Florida’s Department of Children and Families is a step closer to adding an official who’d be tasked with reducing the number of children who die after coming into contact with the agency. Two bills and a stack of amendments aimed at doing that were folded together Wednesday, but critics say they’re not sure how much it would cost or if the requirements for the new job are fully formed.

The new job title would be Assistant Secretary for Child Welfare – a job that sounded even more necessary after the Miami Herald showed nearly 500 kids who’d had contact with DCF have died.

“I spoke at Senator Sobel’s hearing a few months ago and asked ‘Where is the outrage at 24 deaths,’ asked Patrick McCabe, a Miami foster parent who’s given temporary shelter to some 70 kids in the last few years. “Now, after the investigative series by the Herald which, I’m grateful is allowed to even happen in the state because of the sunshine law, so I commend you for that. But now, after 477 deaths, where is the moral outrage at this problem?”

Sen. Eleanor Sobel (D-Hollywood) authored the legislation, which she says could help rehabilitate the state’s child welfare system – and the image of lawmakers who didn’t give it enough oversight in the past.
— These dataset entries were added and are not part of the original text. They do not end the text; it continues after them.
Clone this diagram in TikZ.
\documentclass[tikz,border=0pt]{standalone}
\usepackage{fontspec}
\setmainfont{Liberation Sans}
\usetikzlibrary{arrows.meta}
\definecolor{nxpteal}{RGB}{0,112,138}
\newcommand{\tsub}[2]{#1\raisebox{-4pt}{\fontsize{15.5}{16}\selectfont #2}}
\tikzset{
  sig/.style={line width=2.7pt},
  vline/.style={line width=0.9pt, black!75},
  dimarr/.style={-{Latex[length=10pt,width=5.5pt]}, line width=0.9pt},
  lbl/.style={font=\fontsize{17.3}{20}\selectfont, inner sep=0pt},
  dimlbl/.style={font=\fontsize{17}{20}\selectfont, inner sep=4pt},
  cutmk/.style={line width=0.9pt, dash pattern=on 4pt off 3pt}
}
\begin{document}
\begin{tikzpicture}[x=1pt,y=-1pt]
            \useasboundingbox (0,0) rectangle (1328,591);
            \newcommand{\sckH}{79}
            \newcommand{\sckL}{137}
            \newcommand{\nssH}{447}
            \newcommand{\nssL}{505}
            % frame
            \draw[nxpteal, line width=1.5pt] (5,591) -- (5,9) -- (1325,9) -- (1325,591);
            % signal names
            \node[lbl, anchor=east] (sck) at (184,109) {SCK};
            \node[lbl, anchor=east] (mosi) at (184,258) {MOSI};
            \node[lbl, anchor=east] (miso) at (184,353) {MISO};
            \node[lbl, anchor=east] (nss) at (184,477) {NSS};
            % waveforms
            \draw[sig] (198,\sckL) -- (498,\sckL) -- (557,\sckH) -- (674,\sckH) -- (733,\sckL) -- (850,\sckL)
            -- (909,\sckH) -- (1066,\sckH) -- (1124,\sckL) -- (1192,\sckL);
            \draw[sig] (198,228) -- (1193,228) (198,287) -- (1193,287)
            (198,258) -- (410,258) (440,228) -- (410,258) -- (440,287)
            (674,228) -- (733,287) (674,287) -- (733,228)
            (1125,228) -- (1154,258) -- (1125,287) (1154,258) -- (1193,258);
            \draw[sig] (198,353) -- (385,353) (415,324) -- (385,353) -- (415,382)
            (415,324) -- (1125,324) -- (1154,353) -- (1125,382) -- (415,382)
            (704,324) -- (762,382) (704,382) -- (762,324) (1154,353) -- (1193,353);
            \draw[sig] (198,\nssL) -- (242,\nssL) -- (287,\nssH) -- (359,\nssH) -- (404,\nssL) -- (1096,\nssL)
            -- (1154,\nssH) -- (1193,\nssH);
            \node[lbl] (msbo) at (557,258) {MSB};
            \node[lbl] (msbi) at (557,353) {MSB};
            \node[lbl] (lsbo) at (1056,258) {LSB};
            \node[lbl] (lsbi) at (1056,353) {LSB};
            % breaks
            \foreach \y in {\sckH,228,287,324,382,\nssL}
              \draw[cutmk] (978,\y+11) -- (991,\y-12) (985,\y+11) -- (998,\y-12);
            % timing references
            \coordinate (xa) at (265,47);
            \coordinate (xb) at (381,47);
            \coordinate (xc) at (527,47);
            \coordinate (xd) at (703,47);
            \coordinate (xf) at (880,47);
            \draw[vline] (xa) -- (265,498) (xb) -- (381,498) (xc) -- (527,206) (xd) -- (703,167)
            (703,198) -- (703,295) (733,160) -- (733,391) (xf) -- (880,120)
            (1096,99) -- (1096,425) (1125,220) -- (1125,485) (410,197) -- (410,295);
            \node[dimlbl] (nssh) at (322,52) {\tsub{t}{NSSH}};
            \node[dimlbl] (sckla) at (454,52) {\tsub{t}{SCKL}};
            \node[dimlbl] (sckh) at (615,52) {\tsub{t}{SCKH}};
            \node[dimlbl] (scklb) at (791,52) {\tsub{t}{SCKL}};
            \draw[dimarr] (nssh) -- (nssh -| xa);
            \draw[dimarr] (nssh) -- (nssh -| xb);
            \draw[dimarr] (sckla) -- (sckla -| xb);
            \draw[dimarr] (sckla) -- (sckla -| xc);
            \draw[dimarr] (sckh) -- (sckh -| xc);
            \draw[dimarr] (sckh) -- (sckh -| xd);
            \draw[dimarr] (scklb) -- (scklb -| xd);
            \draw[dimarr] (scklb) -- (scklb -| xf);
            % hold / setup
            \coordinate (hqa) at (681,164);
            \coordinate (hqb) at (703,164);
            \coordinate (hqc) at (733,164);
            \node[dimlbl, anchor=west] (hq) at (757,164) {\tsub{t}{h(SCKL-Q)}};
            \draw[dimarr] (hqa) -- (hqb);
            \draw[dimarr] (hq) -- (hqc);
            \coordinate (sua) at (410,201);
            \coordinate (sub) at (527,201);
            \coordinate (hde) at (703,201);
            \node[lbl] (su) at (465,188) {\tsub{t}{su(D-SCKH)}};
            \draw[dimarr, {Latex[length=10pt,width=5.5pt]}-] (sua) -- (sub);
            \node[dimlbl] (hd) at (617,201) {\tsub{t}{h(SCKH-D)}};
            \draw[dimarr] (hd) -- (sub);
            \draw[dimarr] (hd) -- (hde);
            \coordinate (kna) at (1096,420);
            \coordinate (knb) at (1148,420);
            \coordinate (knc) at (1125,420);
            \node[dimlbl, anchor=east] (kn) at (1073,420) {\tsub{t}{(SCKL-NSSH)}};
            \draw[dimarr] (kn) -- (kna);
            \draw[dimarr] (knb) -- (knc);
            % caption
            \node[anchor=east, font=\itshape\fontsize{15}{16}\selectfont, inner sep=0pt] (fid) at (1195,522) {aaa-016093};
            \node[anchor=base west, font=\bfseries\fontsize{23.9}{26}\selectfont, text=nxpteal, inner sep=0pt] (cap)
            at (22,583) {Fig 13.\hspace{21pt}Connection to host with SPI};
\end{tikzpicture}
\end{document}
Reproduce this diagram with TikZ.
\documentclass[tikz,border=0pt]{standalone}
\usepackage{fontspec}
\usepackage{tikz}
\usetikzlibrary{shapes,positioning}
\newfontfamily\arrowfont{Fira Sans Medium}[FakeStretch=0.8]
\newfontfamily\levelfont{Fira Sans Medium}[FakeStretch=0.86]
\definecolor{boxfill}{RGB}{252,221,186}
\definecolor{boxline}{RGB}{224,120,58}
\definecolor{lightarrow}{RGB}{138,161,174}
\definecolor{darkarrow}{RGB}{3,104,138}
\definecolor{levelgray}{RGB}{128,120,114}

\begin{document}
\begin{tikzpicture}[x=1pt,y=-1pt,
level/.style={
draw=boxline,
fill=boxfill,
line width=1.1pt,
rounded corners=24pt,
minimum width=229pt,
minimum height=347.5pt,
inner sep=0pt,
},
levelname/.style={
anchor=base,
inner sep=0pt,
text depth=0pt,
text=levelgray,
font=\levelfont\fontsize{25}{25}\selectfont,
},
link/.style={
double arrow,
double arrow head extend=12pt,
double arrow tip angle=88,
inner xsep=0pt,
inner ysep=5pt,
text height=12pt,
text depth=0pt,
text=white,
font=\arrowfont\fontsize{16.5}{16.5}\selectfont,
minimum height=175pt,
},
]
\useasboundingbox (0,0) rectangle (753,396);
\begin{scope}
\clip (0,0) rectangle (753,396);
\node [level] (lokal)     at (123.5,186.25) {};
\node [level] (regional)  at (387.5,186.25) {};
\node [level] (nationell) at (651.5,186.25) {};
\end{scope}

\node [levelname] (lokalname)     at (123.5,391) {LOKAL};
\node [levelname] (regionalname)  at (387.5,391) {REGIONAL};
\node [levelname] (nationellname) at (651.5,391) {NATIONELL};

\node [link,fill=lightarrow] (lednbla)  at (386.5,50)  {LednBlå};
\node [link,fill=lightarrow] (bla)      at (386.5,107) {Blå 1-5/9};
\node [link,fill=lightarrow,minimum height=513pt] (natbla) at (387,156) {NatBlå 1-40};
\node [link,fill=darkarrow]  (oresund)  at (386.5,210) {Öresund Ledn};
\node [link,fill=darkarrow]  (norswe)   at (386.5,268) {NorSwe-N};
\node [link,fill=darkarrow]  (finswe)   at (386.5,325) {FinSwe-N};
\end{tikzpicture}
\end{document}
“Many of you know that I was a special ed teacher and a social studies teacher and an English teacher,” Sobel says. “If I had to give the past performance a grade, I would give it a D for our performance. But I think we are heading in the right direction and we’re close to getting to an A, so I’d say we get an A-, because we really haven’t talked about funding.”

Sobel’s bill would also create an organization known as the Florida Institute for Child Welfare, but the legislation doesn’t specify how much that might cost. Public testimony from parties to the child welfare system estimated the number could be as large as $25 million.

Lawmakers are already pushing to allow DCF to spend more money hiring additional child protective investigators, or CPIs. The new hires would be required to hold degrees in social work.

“No measures put into law will make a difference unless we have enough protective investigators take time investigating the families and analyzing the situations in order to make the appropriate decisions,” says DCF Interim Secretary Esther Jacobo.

But Sen. Audrey Gibson (D-Jacksonville) noted an apparent disconnect between what the state is looking for in a CPI and the background of the assistant secretary Sobel’s bill would create.

“There doesn’t seem to be in the bill that there’s a requirement for a degree,” Gibson says. “Yet the CPIs and the supervisors have to have a degree. The assistant secretary only needs seven years of experience. I’m just wondering how we kind of get to just experience, no degree.”

Other states, including Oregon, have also beefed up their incident response frameworks in the last decade.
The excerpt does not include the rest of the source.